EDINBURGH (Reuters) - Salmon is one of Scotland's most feted foods, but who knew those scaly skins could be so useful and attractive on anything other than fish?

Chilean fashion designer Claudia Escobar, that's who.

Not only did she see a source of cheap raw material in the masses of salmon skin discarded worldwide every year, she has managed to make it into a line of luxury clothing.

Her Lycra-trimmed, ultra-mini salmon-skin bikini, which she describes as durable and elastic, sells for about 250 pounds and a pair of trousers fetches around 750 pounds. Workers receive half the sale value and there is almost no overhead, she said.

"Many people who lived near rivers and oceans have used fish throughout history. It's not my original idea," she said, speaking in Edinburgh's port area. "It's amazing, it's a used product and you transform it into a product with added value."

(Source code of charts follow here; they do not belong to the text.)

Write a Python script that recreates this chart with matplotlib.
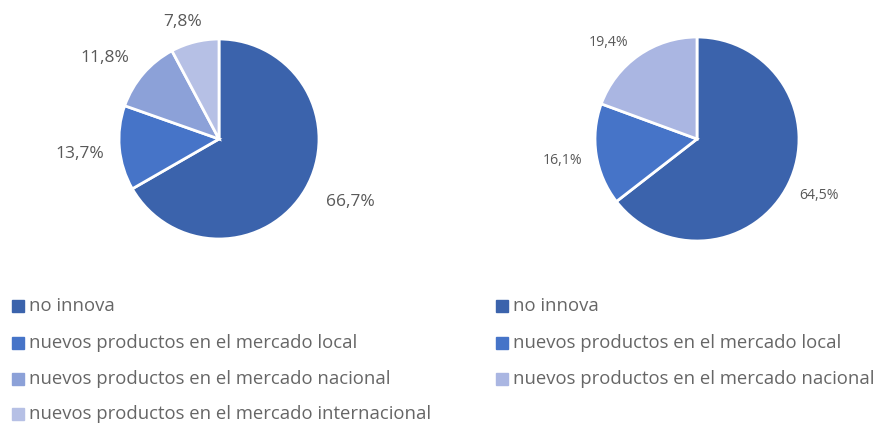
import matplotlib.pyplot as plt
from matplotlib.patches import Rectangle

W, H = 879, 426

categories = [
    "no innova",
    "nuevos productos en el mercado local",
    "nuevos productos en el mercado nacional",
    "nuevos productos en el mercado internacional",
]
left_values = [66.7, 13.7, 11.8, 7.8]
right_values = [64.5, 16.1, 19.4]

left_colors = ["#3B63AC", "#4674C8", "#8CA1D8", "#B6C0E5"]
right_colors = ["#3B63AC", "#4674C8", "#AAB6E2"]

# label offsets (in units of the pie radius) for each wedge
left_label_pos = [(1.31, -0.63), (-1.39, -0.15), (-1.14, 0.81), (-0.36, 1.17)]
right_label_pos = [(1.20, -0.55), (-1.32, -0.21), (-0.87, 0.95)]

plt.rcParams["font.family"] = ["Open Sans", "DejaVu Sans"]
fig = plt.figure(figsize=(W / 100, H / 100), dpi=100)
fig.patch.set_facecolor("white")


def pie_axes(cx, cy, r):
    return fig.add_axes([(cx - r) / W, 1 - (cy + r) / H, 2 * r / W, 2 * r / H])


def fmt(v):
    return f"{v:.1f}%".replace(".", ",")


def draw_pie(ax, values, colors, label_pos, fs):
    ax.pie(values, colors=colors, startangle=90, counterclock=False,
           wedgeprops=dict(edgecolor="white", linewidth=2))
    for v, (dx, dy) in zip(values, label_pos):
        ax.text(dx, dy, fmt(v), ha="center", va="center", fontsize=fs,
                color="#595959")
    ax.set_xlim(-1, 1)
    ax.set_ylim(-1, 1)
    ax.set_aspect("equal")
    ax.axis("off")


axl = pie_axes(219, 139, 100)
draw_pie(axl, left_values, left_colors, left_label_pos, 12.5)

axr = pie_axes(697, 139, 102)
draw_pie(axr, right_values, right_colors, right_label_pos, 10.2)


def draw_legend(x_px, text_px, names, colors, rows):
    for name, color, y in zip(names, colors, rows):
        fig.add_artist(Rectangle((x_px / W, 1 - (y + 6) / H), 12 / W, 12 / H,
                                 transform=fig.transFigure, color=color))
        fig.text(text_px / W, 1 - (y + 5) / H, name, ha="left", va="baseline",
                 fontsize=13.3, color="#666666")


rows = [306, 343, 379, 414]
draw_legend(12, 29, categories, left_colors, rows)
draw_legend(496, 513, categories[:3], right_colors, rows[:3])

fig.savefig("out.png", dpi=100, facecolor="white")
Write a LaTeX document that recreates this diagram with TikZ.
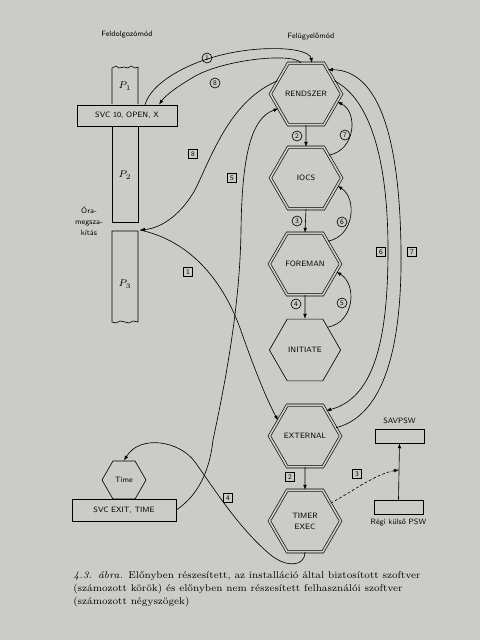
\documentclass[tikz,border=0pt]{standalone}
\usetikzlibrary{shapes.geometric,arrows.meta,calc}
\definecolor{paper}{RGB}{203,203,199}

\begin{document}
\begin{tikzpicture}[x=0.025cm,y=-0.025cm,line width=0.45pt,
  lbl/.style={font=\fontsize{5.5}{8}\selectfont\sffamily},
  hexbase/.style={regular polygon, regular polygon sides=6, inner sep=0pt, draw, lbl, align=center},
  hexa/.style={hexbase, minimum size=1.78cm, double=paper, double distance=1.2pt},
  box/.style={draw, inner sep=0pt, lbl},
  circ/.style={circle, draw, inner sep=0pt, minimum size=0.25cm, font=\fontsize{5}{6}\selectfont\sffamily},
  sq/.style={draw, inner sep=0pt, minimum size=0.24cm, font=\fontsize{5}{6}\selectfont\sffamily},
  arr/.style={-{Latex[length=3.5pt,width=2.6pt]}}]

\fill[paper] (0,0) rectangle (480,640);
\useasboundingbox (0,0) rectangle (480,640);

\node[lbl] (procmode) at (127,35) {Feldolgozómód};
\node[lbl] (supmode) at (311,37) {Felügyelőmód};

% left column
\draw (112,104) -- (112,68) -- (116,66) -- (119,68) -- (124,67) -- (128,68) -- (131,66) -- (135,68) -- (138,67) -- (138,104);
\draw (112,126) -- (112,222) -- (138,222) -- (138,126);
\draw (138,231) -- (112,231) -- (112,322) -- (116,323) -- (120,321) -- (125,322) -- (129,323) -- (133,321) -- (138,322) -- (138,231);
\node[box, minimum width=2.5cm, minimum height=0.525cm] (svcopen) at (127,115.5) {SVC 10, OPEN, X};
\node (p1) at (125,86) {\scriptsize $P_1$};
\node (p2) at (125,175) {\scriptsize $P_2$};
\node (p3) at (125,284) {\scriptsize $P_3$};
\node[lbl, align=center] (ora) at (89,221) {Óra-\\megsza-\\kítás};
\coordinate (gap) at (140,230);

% supervisor routines
\node[hexa] (ren) at (306,94) {RENDSZER};
\node[hexa] (iocs) at (306,178) {IOCS};
\node[hexa] (fore) at (305,264) {FOREMAN};
\node[hexbase, minimum size=1.78cm] (init) at (305,350) {INITIATE};
\node[hexa] (ext) at (305,436) {EXTERNAL};
\node[hexa] (timer) at (305,521) {TIMER\\EXEC};

\node[hexbase, minimum size=1.1cm] (timehex) at (124,480) {Time};
\node[box, minimum width=2.6cm, minimum height=0.55cm] (svcexit) at (124,510) {SVC EXIT, TIME};

\node[box, minimum width=1.225cm, minimum height=0.35cm] (savpsw) at (399.5,436) {};
\node[box, minimum width=1.225cm, minimum height=0.35cm] (regipsw) at (398.5,507) {};
\node[lbl, above=0pt] at (savpsw.north) {SAVPSW};
\node[lbl, below=0pt] at (regipsw.south) {Régi külső PSW};

% installation software
\draw[arr] ($(svcopen.north)+(18,0)$) .. controls (152,80) and (200,53) .. (260,49) .. controls (292,47) and (310,52) .. ($(ren.north)+(6,0)$);
\draw[arr] ($(ren.north)+(-5,0)$) .. controls (292,52) and (220,60) .. (192,78) .. controls (175,88) and (165,96) .. ($(svcopen.north)+(32,0)$);
\node[circ] at (207,58) {1};
\node[circ] at (215,83) {8};

\draw[arr] (ren.south) -- (iocs.north);
\draw[arr] (iocs.south) -- (fore.north);
\draw[arr] (fore.south) -- (init.north);
\node[circ] at (297,136) {2};
\node[circ] at (297,221) {3};
\node[circ] at (296,304) {4};

\draw[arr] (iocs.45) .. controls (356,150) and (358,112) .. (ren.-14);
\draw[arr] (fore.45) .. controls (355,236) and (357,198) .. (iocs.-14);
\draw[arr] (init.45) .. controls (355,322) and (357,284) .. (fore.-14);
\node[circ] at (345,135) {7};
\node[circ] at (342,222) {6};
\node[circ] at (342,303) {5};

% user software
\draw[arr] (ren.155) .. controls (232,100) and (214,150) .. (196,188) .. controls (182,214) and (162,228) .. (gap);
\draw[arr] (gap) .. controls (200,243) and (228,295) .. (240,328) .. controls (254,368) and (266,398) .. (ext.150);
\draw[arr] (svcexit.east) .. controls (200,494) and (210,468) .. (213,440) .. controls (228,370) and (240,300) .. (241,230) .. controls (242,160) and (250,118) .. (ren.208);
\draw[arr] (timer.south) .. controls (305,566) and (288,568) .. (272,556) .. controls (240,530) and (215,490) .. (195,462) .. controls (180,441) and (140,434) .. (timehex.north);
\draw[arr] (ren.25) .. controls (372,100) and (388,165) .. (388,250) .. controls (388,340) and (374,398) .. (ext.50);
\draw[arr] (ext.15) .. controls (390,414) and (402,330) .. (401,250) .. controls (400,160) and (386,70) .. (ren.48);
\draw[arr] (ext.south) -- (timer.north);
\draw[arr] (regipsw.north) -- (savpsw.south);
\coordinate (pswmid) at ($(regipsw.north)!0.53!(savpsw.south)$);
\draw[arr, dash pattern=on 2pt off 1.5pt] (timer.35) .. controls (352,492) and (375,474) .. (pswmid);

\node[sq] at (193,154) {8};
\node[sq] at (232,178) {5};
\node[sq] at (188,272) {1};
\node[sq] at (228,498) {4};
\node[sq] at (290,477) {2};
\node[sq] at (357,474) {3};
\node[sq] at (381,252) {6};
\node[sq] at (412,252) {7};

\node[anchor=north west, align=left, inner sep=0pt, font=\fontsize{7}{9.2}\selectfont] (cap) at (73,571) {\textit{4.3. ábra.} Előnyben részesített, az installáció által biztosított szoftver\\(számozott körök) és előnyben nem részesített felhasználói szoftver\\(számozott négyszögek)};

\end{tikzpicture}
\end{document}
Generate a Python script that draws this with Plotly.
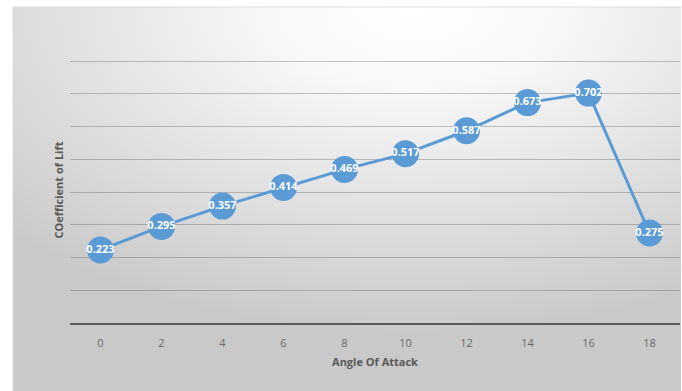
import plotly.graph_objects as go
import urllib.parse

angles = ["0", "2", "4", "6", "8", "10", "12", "14", "16", "18"]
cl = [0.223, 0.295, 0.357, 0.414, 0.469, 0.517, 0.587, 0.673, 0.702, 0.275]
labels = [f"{v:.3f}" for v in cl]

W, H = 682, 391
L, R, T, B = 70, 2, 57, 68
pw, ph = W - L - R, H - T - B
ymax = 0.8 * ph / (323 - 61)  # keep 0.8 gridline at y=61 while leaving room at top

svg = (
    "<svg xmlns='http://www.w3.org/2000/svg' width='100' height='100' viewBox='0 0 100 100' preserveAspectRatio='none'>"
    "<defs><radialGradient id='g' cx='0.6' cy='0.0' r='0.85' gradientUnits='objectBoundingBox'>"
    "<stop offset='0' stop-color='#ffffff'/>"
    "<stop offset='0.25' stop-color='#f8f8f8'/>"
    "<stop offset='0.6' stop-color='#e2e2e2'/>"
    "<stop offset='1' stop-color='#c9c9c9'/>"
    "</radialGradient></defs>"
    "<rect x='0' y='0' width='100' height='100' fill='url(#g)'/></svg>"
)
src = "data:image/svg+xml;charset=utf-8," + urllib.parse.quote(svg)

x0p = (13 - L) / pw
x1p = (681 - L) / pw
y1p = (H - B - 7) / ph
y0p = (H - B - 391) / ph

fig = go.Figure()
fig.add_trace(go.Scatter(
    x=angles, y=cl, mode="lines+markers+text",
    line=dict(color="#5b9bd5", width=3),
    marker=dict(color="#5b9bd5", size=27),
    text=labels, textposition="middle center",
    textfont=dict(color="white", size=11, family="Open Sans", weight="bold"),
    cliponaxis=False, hoverinfo="skip",
))

fig.update_layout(
    width=W, height=H, autosize=False,
    margin=dict(l=L, r=R, t=T, b=B, autoexpand=False),
    paper_bgcolor="white", plot_bgcolor="rgba(0,0,0,0)",
    showlegend=False,
    font=dict(family="Open Sans", color="#595959"),
    images=[dict(source=src, xref="paper", yref="paper",
                 x=x0p, y=y1p, sizex=x1p - x0p, sizey=y1p - y0p,
                 xanchor="left", yanchor="top", sizing="stretch", layer="below")],
    shapes=[dict(type="rect", xref="paper", yref="paper",
                 x0=x0p, x1=x1p + 0.01, y0=y0p - 0.01, y1=y1p,
                 line=dict(color="#dcdcdc", width=1), fillcolor="rgba(0,0,0,0)",
                 layer="below")],
    xaxis=dict(type="category", range=[-0.5, 9.5], showgrid=False, showline=True,
               linecolor="#595959", linewidth=2,
               ticks="outside", ticklen=9, tickcolor="rgba(0,0,0,0)",
               tickfont=dict(size=11, color="#6a6a6a"),
               title=dict(text="Angle Of Attack", standoff=9,
                          font=dict(size=11, color="#595959", weight="bold"))),
    yaxis=dict(range=[0, ymax], tickvals=[0.1, 0.2, 0.3, 0.4, 0.5, 0.6, 0.7, 0.8],
               showticklabels=False,
               showgrid=True, gridcolor="rgba(100,100,100,0.38)", gridwidth=1,
               zeroline=False, showline=False, ticks="",
               title=dict(text="COefficient of Lift", standoff=3,
                          font=dict(size=11, color="#595959", weight="bold"))),
)

fig.write_html("out.html", config={"responsive": False, "displayModeBar": False})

Escobar, who came to Scotland four years ago, said she sees fashion as a tool to help women overcome poverty by taking traditional, local materials and moulding them into high-priced luxury items. She said tanned fish skins have long been used in Russia and Japan, where they were used to bind sword handles.

She has worked with Mapuche Indians in South America and women in Senegal where she sent them a technique for using fish skins based on their own method of treating goat skins.

As well as a source for helping the poor, making money and giving life to her creative talents, the 37-year old Escobar also has fish to thank for her love life. She met her boyfriend at an aquarium while doing research.

Edinburgh-based Escobar now plans to launch another line based on local materials and has just returned from a trip to pick up wool shed by sheep in the Scottish islands. She is already recruiting people with knowledge of traditional knitting technique.

"As a designer, I don't really need anything but my hands and a sewing machine."